● Task directions: With the pictures left out, copy the listing below exactly.
---*---
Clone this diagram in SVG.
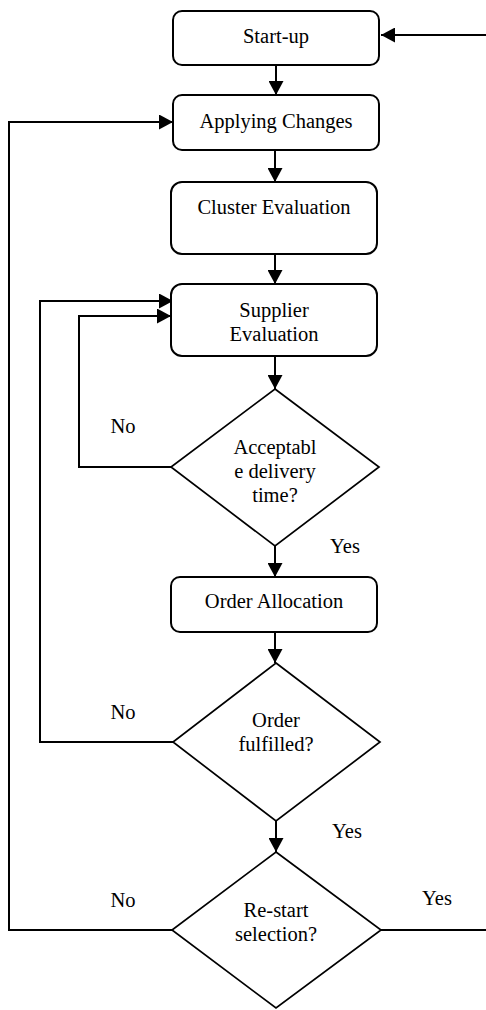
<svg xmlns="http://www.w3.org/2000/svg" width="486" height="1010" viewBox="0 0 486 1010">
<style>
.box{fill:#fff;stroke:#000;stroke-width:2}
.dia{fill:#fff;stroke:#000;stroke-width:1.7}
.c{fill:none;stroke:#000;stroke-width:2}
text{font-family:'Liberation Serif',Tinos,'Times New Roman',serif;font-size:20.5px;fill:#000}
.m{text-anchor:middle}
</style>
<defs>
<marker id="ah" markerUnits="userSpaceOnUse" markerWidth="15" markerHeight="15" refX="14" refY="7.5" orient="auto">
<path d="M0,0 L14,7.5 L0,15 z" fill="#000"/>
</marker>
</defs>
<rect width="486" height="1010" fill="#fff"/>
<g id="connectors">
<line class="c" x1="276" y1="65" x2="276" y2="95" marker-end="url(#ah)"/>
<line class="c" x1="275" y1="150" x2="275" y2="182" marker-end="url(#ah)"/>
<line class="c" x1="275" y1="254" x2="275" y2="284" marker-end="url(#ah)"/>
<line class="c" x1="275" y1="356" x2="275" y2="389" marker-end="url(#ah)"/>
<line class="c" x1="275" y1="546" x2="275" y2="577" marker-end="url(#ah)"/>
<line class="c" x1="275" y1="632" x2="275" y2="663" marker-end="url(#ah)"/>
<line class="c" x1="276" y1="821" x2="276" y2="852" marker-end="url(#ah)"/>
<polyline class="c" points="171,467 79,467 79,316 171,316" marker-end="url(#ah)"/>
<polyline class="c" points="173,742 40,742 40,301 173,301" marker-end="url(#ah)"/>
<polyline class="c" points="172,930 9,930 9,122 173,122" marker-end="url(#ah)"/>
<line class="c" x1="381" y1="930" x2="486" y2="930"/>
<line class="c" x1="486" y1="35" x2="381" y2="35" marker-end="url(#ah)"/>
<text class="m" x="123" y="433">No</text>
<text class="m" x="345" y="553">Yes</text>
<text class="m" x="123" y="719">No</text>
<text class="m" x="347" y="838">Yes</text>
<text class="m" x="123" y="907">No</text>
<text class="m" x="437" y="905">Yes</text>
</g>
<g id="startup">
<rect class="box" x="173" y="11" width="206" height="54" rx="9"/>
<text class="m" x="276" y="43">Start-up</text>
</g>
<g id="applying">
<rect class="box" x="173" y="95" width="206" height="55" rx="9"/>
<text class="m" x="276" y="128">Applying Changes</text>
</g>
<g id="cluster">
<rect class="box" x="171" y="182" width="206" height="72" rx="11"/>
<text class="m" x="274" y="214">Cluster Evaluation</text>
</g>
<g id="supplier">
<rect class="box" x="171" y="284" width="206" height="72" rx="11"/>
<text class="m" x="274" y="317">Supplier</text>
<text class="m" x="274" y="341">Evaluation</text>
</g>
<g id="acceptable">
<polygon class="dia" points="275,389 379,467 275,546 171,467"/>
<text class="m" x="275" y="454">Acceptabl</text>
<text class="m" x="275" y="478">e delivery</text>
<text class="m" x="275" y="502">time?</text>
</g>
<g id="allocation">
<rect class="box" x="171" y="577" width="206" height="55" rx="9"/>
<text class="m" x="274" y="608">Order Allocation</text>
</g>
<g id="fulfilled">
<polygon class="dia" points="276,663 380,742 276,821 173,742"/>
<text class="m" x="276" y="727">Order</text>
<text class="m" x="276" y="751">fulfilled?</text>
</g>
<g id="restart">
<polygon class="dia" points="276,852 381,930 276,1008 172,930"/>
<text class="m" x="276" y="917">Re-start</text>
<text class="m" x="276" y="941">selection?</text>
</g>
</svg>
---*---
● The output:
Clone this diagram in SVG.
<svg xmlns="http://www.w3.org/2000/svg" width="486" height="1010" viewBox="0 0 486 1010">
<style>
.box{fill:#fff;stroke:#000;stroke-width:2}
.dia{fill:#fff;stroke:#000;stroke-width:1.7}
.c{fill:none;stroke:#000;stroke-width:2}
text{font-family:'Liberation Serif',Tinos,'Times New Roman',serif;font-size:20.5px;fill:#000}
.m{text-anchor:middle}
</style>
<defs>
<marker id="ah" markerUnits="userSpaceOnUse" markerWidth="15" markerHeight="15" refX="14" refY="7.5" orient="auto">
<path d="M0,0 L14,7.5 L0,15 z" fill="#000"/>
</marker>
</defs>
<rect width="486" height="1010" fill="#fff"/>
<g id="connectors">
<line class="c" x1="276" y1="65" x2="276" y2="95" marker-end="url(#ah)"/>
<line class="c" x1="275" y1="150" x2="275" y2="182" marker-end="url(#ah)"/>
<line class="c" x1="275" y1="254" x2="275" y2="284" marker-end="url(#ah)"/>
<line class="c" x1="275" y1="356" x2="275" y2="389" marker-end="url(#ah)"/>
<line class="c" x1="275" y1="546" x2="275" y2="577" marker-end="url(#ah)"/>
<line class="c" x1="275" y1="632" x2="275" y2="663" marker-end="url(#ah)"/>
<line class="c" x1="276" y1="821" x2="276" y2="852" marker-end="url(#ah)"/>
<polyline class="c" points="171,467 79,467 79,316 171,316" marker-end="url(#ah)"/>
<polyline class="c" points="173,742 40,742 40,301 173,301" marker-end="url(#ah)"/>
<polyline class="c" points="172,930 9,930 9,122 173,122" marker-end="url(#ah)"/>
<line class="c" x1="381" y1="930" x2="486" y2="930"/>
<line class="c" x1="486" y1="35" x2="381" y2="35" marker-end="url(#ah)"/>
<text class="m" x="123" y="433">No</text>
<text class="m" x="345" y="553">Yes</text>
<text class="m" x="123" y="719">No</text>
<text class="m" x="347" y="838">Yes</text>
<text class="m" x="123" y="907">No</text>
<text class="m" x="437" y="905">Yes</text>
</g>
<g id="startup">
<rect class="box" x="173" y="11" width="206" height="54" rx="9"/>
<text class="m" x="276" y="43">Start-up</text>
</g>
<g id="applying">
<rect class="box" x="173" y="95" width="206" height="55" rx="9"/>
<text class="m" x="276" y="128">Applying Changes</text>
</g>
<g id="cluster">
<rect class="box" x="171" y="182" width="206" height="72" rx="11"/>
<text class="m" x="274" y="214">Cluster Evaluation</text>
</g>
<g id="supplier">
<rect class="box" x="171" y="284" width="206" height="72" rx="11"/>
<text class="m" x="274" y="317">Supplier</text>
<text class="m" x="274" y="341">Evaluation</text>
</g>
<g id="acceptable">
<polygon class="dia" points="275,389 379,467 275,546 171,467"/>
<text class="m" x="275" y="454">Acceptabl</text>
<text class="m" x="275" y="478">e delivery</text>
<text class="m" x="275" y="502">time?</text>
</g>
<g id="allocation">
<rect class="box" x="171" y="577" width="206" height="55" rx="9"/>
<text class="m" x="274" y="608">Order Allocation</text>
</g>
<g id="fulfilled">
<polygon class="dia" points="276,663 380,742 276,821 173,742"/>
<text class="m" x="276" y="727">Order</text>
<text class="m" x="276" y="751">fulfilled?</text>
</g>
<g id="restart">
<polygon class="dia" points="276,852 381,930 276,1008 172,930"/>
<text class="m" x="276" y="917">Re-start</text>
<text class="m" x="276" y="941">selection?</text>
</g>
</svg>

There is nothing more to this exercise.